- _TASK_: Please retype the data in full and exactly; the pictures are not part of the copy.
┄┄┄┄┄┄┄┄┄┄┄┄┄┄┄┄┄┄┄┄
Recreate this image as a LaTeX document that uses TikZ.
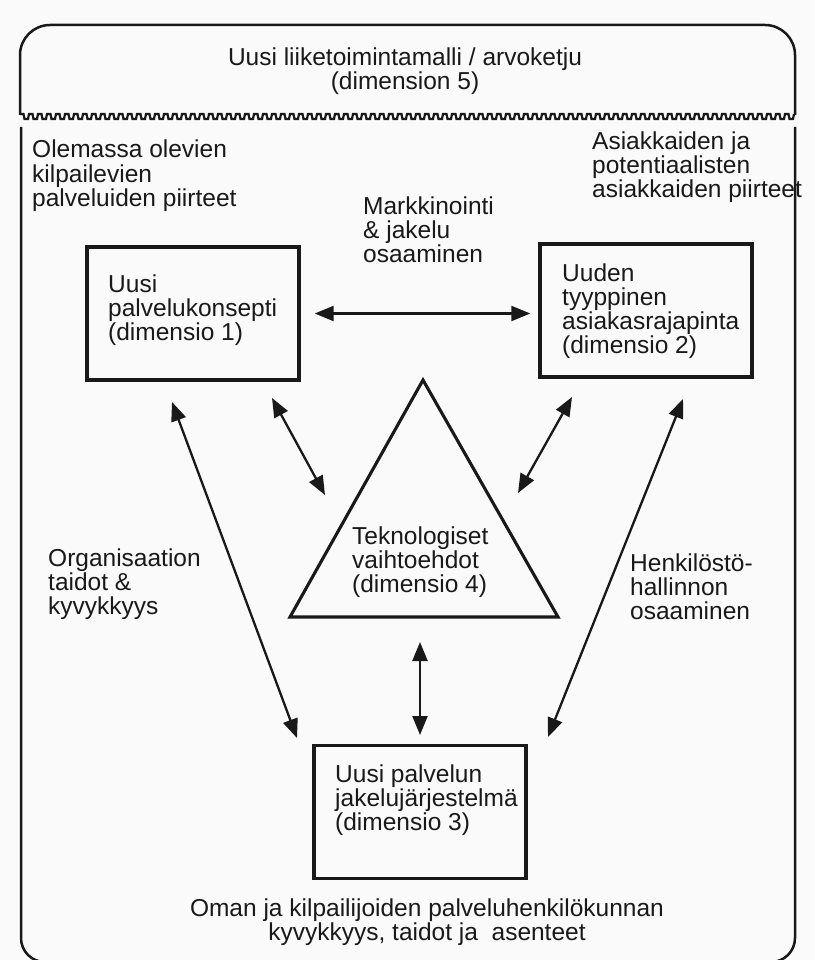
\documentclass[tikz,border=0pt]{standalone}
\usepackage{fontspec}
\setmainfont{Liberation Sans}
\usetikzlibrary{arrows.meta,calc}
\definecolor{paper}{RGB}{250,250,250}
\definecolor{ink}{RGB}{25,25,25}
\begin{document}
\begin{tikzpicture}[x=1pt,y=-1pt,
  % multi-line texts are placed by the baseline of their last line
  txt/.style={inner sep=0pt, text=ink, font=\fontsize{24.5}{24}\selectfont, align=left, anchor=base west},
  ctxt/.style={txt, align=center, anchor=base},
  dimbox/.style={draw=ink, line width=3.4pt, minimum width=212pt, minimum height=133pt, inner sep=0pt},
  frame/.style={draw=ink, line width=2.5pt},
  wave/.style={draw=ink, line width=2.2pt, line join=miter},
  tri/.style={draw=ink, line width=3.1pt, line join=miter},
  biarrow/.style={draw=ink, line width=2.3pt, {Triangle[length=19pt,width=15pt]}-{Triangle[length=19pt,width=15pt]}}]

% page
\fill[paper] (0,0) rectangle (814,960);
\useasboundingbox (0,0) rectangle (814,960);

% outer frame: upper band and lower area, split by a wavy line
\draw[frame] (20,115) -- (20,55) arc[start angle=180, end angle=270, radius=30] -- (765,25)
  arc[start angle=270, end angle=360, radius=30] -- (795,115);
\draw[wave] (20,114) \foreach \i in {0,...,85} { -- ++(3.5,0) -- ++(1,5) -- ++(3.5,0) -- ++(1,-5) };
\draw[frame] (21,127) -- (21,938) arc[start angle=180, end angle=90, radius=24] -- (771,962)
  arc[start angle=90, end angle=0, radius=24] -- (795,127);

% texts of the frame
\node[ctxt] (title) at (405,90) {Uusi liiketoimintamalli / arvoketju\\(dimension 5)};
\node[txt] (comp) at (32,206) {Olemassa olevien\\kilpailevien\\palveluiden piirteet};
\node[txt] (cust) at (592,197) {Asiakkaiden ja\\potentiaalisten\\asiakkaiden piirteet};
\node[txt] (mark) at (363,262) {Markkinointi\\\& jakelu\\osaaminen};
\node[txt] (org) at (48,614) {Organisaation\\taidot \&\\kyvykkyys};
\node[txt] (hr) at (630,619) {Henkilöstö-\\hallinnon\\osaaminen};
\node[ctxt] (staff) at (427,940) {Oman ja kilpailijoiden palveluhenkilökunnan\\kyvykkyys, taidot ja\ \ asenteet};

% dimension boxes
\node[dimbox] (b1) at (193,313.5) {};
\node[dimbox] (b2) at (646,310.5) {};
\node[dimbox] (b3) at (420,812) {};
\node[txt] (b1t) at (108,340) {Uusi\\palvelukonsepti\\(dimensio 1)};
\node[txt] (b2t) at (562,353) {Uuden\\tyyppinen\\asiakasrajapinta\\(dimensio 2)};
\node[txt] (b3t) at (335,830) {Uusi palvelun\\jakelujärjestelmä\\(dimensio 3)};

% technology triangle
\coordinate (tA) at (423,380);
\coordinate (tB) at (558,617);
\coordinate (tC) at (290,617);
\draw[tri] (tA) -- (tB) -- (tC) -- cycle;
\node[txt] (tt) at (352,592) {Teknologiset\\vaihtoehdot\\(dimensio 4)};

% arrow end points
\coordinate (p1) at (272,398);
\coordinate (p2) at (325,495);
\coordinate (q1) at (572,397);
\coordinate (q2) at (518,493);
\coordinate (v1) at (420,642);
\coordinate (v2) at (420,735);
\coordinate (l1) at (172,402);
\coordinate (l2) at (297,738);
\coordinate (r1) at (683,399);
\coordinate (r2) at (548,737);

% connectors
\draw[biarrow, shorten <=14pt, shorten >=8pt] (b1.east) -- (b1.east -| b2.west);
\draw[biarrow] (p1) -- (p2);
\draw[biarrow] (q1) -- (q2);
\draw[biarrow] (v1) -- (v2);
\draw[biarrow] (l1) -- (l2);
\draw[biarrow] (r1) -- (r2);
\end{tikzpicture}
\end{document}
┄┄┄┄┄┄┄┄┄┄┄┄┄┄┄┄┄┄┄┄
- _RESPONSE_:
Recreate this image as a LaTeX document that uses TikZ.
\documentclass[tikz,border=0pt]{standalone}
\usepackage{fontspec}
\setmainfont{Liberation Sans}
\usetikzlibrary{arrows.meta,calc}
\definecolor{paper}{RGB}{250,250,250}
\definecolor{ink}{RGB}{25,25,25}
\begin{document}
\begin{tikzpicture}[x=1pt,y=-1pt,
  % multi-line texts are placed by the baseline of their last line
  txt/.style={inner sep=0pt, text=ink, font=\fontsize{24.5}{24}\selectfont, align=left, anchor=base west},
  ctxt/.style={txt, align=center, anchor=base},
  dimbox/.style={draw=ink, line width=3.4pt, minimum width=212pt, minimum height=133pt, inner sep=0pt},
  frame/.style={draw=ink, line width=2.5pt},
  wave/.style={draw=ink, line width=2.2pt, line join=miter},
  tri/.style={draw=ink, line width=3.1pt, line join=miter},
  biarrow/.style={draw=ink, line width=2.3pt, {Triangle[length=19pt,width=15pt]}-{Triangle[length=19pt,width=15pt]}}]

% page
\fill[paper] (0,0) rectangle (814,960);
\useasboundingbox (0,0) rectangle (814,960);

% outer frame: upper band and lower area, split by a wavy line
\draw[frame] (20,115) -- (20,55) arc[start angle=180, end angle=270, radius=30] -- (765,25)
  arc[start angle=270, end angle=360, radius=30] -- (795,115);
\draw[wave] (20,114) \foreach \i in {0,...,85} { -- ++(3.5,0) -- ++(1,5) -- ++(3.5,0) -- ++(1,-5) };
\draw[frame] (21,127) -- (21,938) arc[start angle=180, end angle=90, radius=24] -- (771,962)
  arc[start angle=90, end angle=0, radius=24] -- (795,127);

% texts of the frame
\node[ctxt] (title) at (405,90) {Uusi liiketoimintamalli / arvoketju\\(dimension 5)};
\node[txt] (comp) at (32,206) {Olemassa olevien\\kilpailevien\\palveluiden piirteet};
\node[txt] (cust) at (592,197) {Asiakkaiden ja\\potentiaalisten\\asiakkaiden piirteet};
\node[txt] (mark) at (363,262) {Markkinointi\\\& jakelu\\osaaminen};
\node[txt] (org) at (48,614) {Organisaation\\taidot \&\\kyvykkyys};
\node[txt] (hr) at (630,619) {Henkilöstö-\\hallinnon\\osaaminen};
\node[ctxt] (staff) at (427,940) {Oman ja kilpailijoiden palveluhenkilökunnan\\kyvykkyys, taidot ja\ \ asenteet};

% dimension boxes
\node[dimbox] (b1) at (193,313.5) {};
\node[dimbox] (b2) at (646,310.5) {};
\node[dimbox] (b3) at (420,812) {};
\node[txt] (b1t) at (108,340) {Uusi\\palvelukonsepti\\(dimensio 1)};
\node[txt] (b2t) at (562,353) {Uuden\\tyyppinen\\asiakasrajapinta\\(dimensio 2)};
\node[txt] (b3t) at (335,830) {Uusi palvelun\\jakelujärjestelmä\\(dimensio 3)};

% technology triangle
\coordinate (tA) at (423,380);
\coordinate (tB) at (558,617);
\coordinate (tC) at (290,617);
\draw[tri] (tA) -- (tB) -- (tC) -- cycle;
\node[txt] (tt) at (352,592) {Teknologiset\\vaihtoehdot\\(dimensio 4)};

% arrow end points
\coordinate (p1) at (272,398);
\coordinate (p2) at (325,495);
\coordinate (q1) at (572,397);
\coordinate (q2) at (518,493);
\coordinate (v1) at (420,642);
\coordinate (v2) at (420,735);
\coordinate (l1) at (172,402);
\coordinate (l2) at (297,738);
\coordinate (r1) at (683,399);
\coordinate (r2) at (548,737);

% connectors
\draw[biarrow, shorten <=14pt, shorten >=8pt] (b1.east) -- (b1.east -| b2.west);
\draw[biarrow] (p1) -- (p2);
\draw[biarrow] (q1) -- (q2);
\draw[biarrow] (v1) -- (v2);
\draw[biarrow] (l1) -- (l2);
\draw[biarrow] (r1) -- (r2);
\end{tikzpicture}
\end{document}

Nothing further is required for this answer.